One day as Jesus was standing by the Lake of Gennesaret, the people were crowding around him and listening to the word of God. He saw at the water’s edge two boats, left there by the fishermen, who were washing their nets. He got into one of the boats, the one belonging to Simon, and asked him to put out a little from shore. Then he sat down and taught the people from the boat.
When he had finished speaking, he said to Simon, “Put out into deep water, and let down the nets for a catch.”
Simon answered, “Master, we’ve worked hard all night and haven’t caught anything. But because you say so, I will let down the nets.”
When they had done so, they caught such a large number of fish that their nets began to break. So they signaled their partners in the other boat to come and help them, and they came and filled both boats so full that they began to sink.
I want to be a man of great faith – someone who goes beyond living in that quickly dying “cultural christianity” and walks a kind of life that would fit in the middle of the book of Acts or alongside Jesus as one of his disciples.

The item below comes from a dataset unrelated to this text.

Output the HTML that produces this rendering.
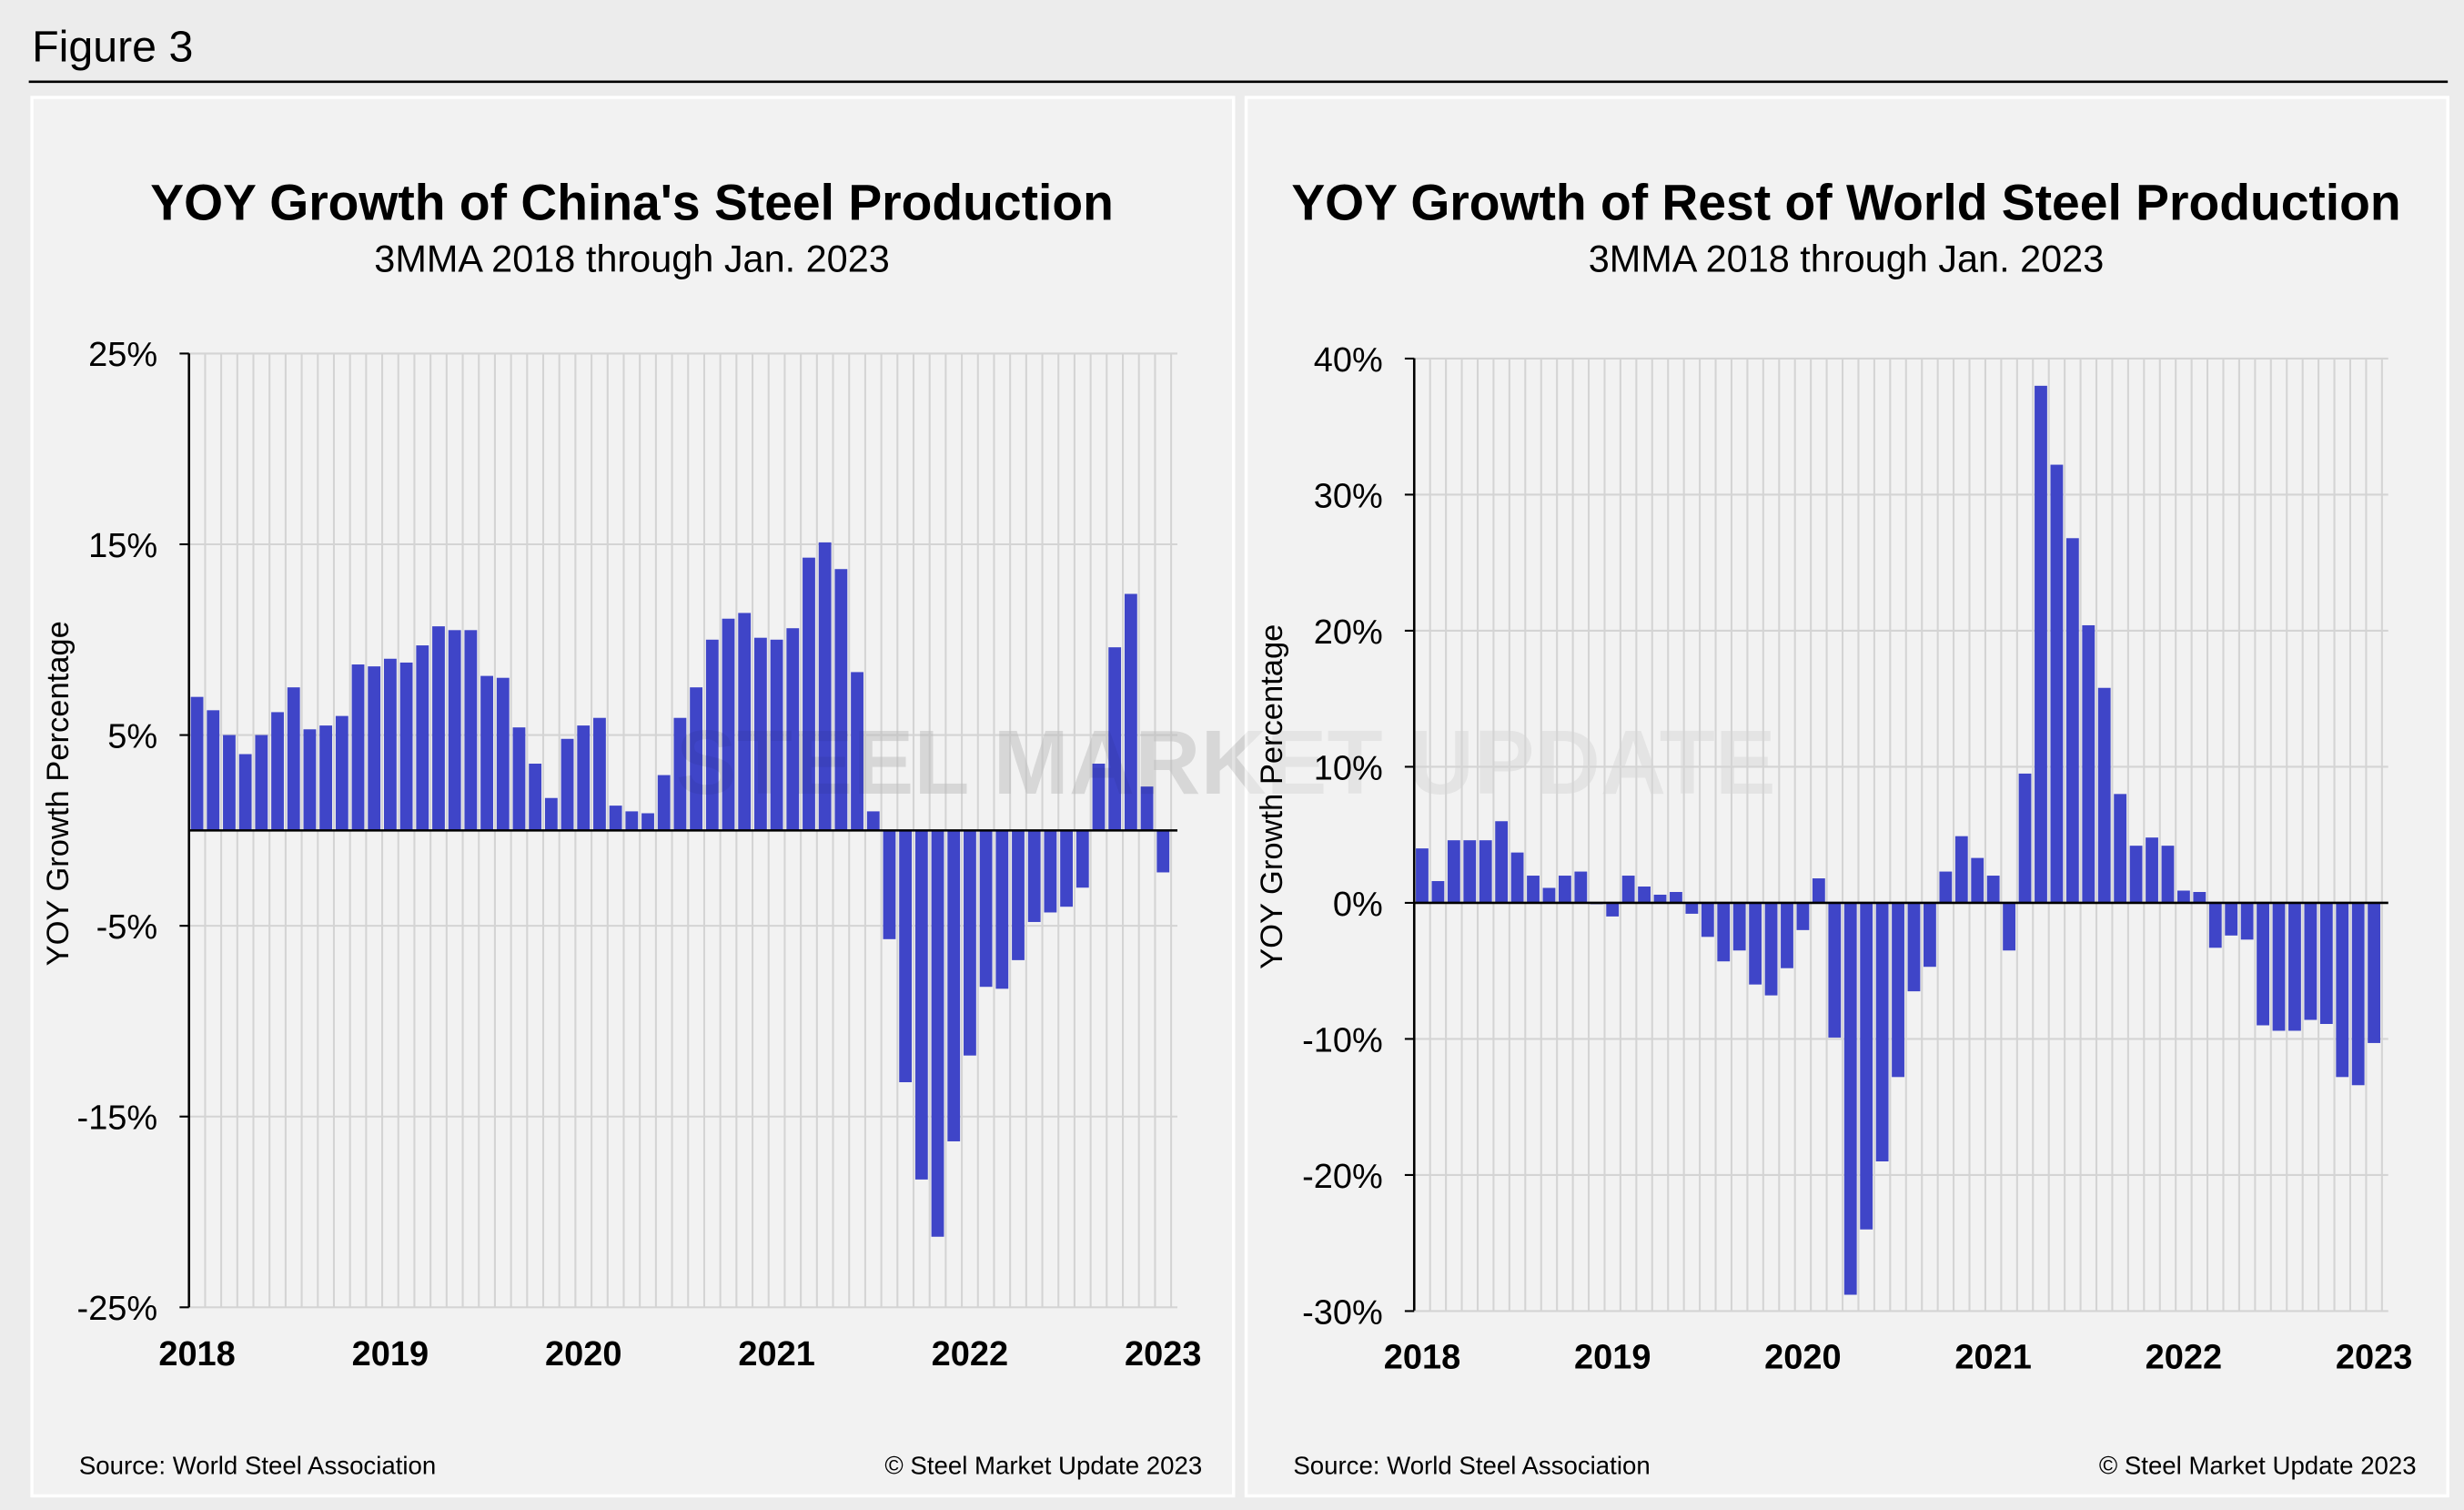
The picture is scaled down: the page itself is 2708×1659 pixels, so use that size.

In his seminal business leadership book Good to Great, Jim Collins delves into six key factors that help organizations shift from average to great. The pivot point of the move from good to great sits on the action that he calls “confront the brutal facts (yet never lose faith)”. I believe this is a critical part to growing a true and great faith. We see it at work at the outset of Simon’s interaction with Jesus in this passage in Luke 5. This scene is the seed of what grows into a powerful faith that leads Peter into leadership among both the disciples and the entirety of the early church.
We’ve worked hard all night and haven’t caught anything
Regardless of what modern skeptics crow, the Christian faith is no blind faith. In the midst of pain and difficulty it acknowledges the hard truths and brutal facts. It is not unaware of the harshness of reality. It is Simon, answering Jesus’ command to cast the nets out again with the reality-acknowledging “Master, we’ve worked hard all night and haven’t caught anything.”
The man of faith doesn’t float through life in a glistening cloud of comfort and fairy dust. Quite the opposite. Scan the scriptures and the history of Christ’s people throughout the millennia; those who follow him most closely confront most frequently the harsh and often violent sting of reality. Bear witness the Apostle Paul’s scarred back and oft-broken bones, Hudson Taylor’s loss of child after child and the loss of his wife during his time in China, Stephen’s stoning, thousands of Christians thrown to lions in the Roman empire, dozens of Christians executed by ISIS, and countless more. The man of faith knows well how to confront the brutal facts, however, he never stops there.
But because you say so
Instead, faith goes through the brutal facts to the transcendent truth that the God who spoke the earth into existence still speaks. His word overrides any appearance of something contrary to his word. God’s – Jesus’ – word creates the reality that it declares and gives what it commands. His authority overrides reality because his word is what creates reality. When he speaks to Simon and tells him to let down the nets on the other side of the boat, it is “because you say so” that Simon obeys. It’s not a blind step to obey someone who has all authority.
Faith faces the brutal facts and embraces them, knowing that if the Father, Spirit, and Son have given word then no manner of facts can stand in the way.
I will let down the nets
Has God declared a truth about you that your situation makes seem impossible? Has God declared truth about your future that the current reality makes almost nonsensical? Acknowledge that. Face it. List those brutal facts, but don’t stop there. Side by side with them list the character, power, and provenness of your King. Let the authority of Christ be the bridge across your river of impossibility.
When Jesus calls, let down your nets, even though your years of experience and common sense says nothing will be there to catch. How different would Simon’s life have been if he had kept his nets in the boat that morning? His submission to Christ’s authority – his faith – was a step through a doorway into a life that would radically impact the trajectory of the entire world and shape him into a rock for the foundation of the early church.
Jesus has the same call for you today, in tiny things that don’t seem to be important and in great things that don’t seem to make sense. Jim Collins tapped into a key truth in Good to Great. Confront the facts and don’t lose faith. Doing so will lead you into encounters with Jesus that carry you into spiritual depths that you have yet to delve.
It doesn’t matter what reality says. When Jesus calls, let down the nets my friends. Pretty soon you’re going to be calling others in to help you celebrate and carry all that He will bless you with.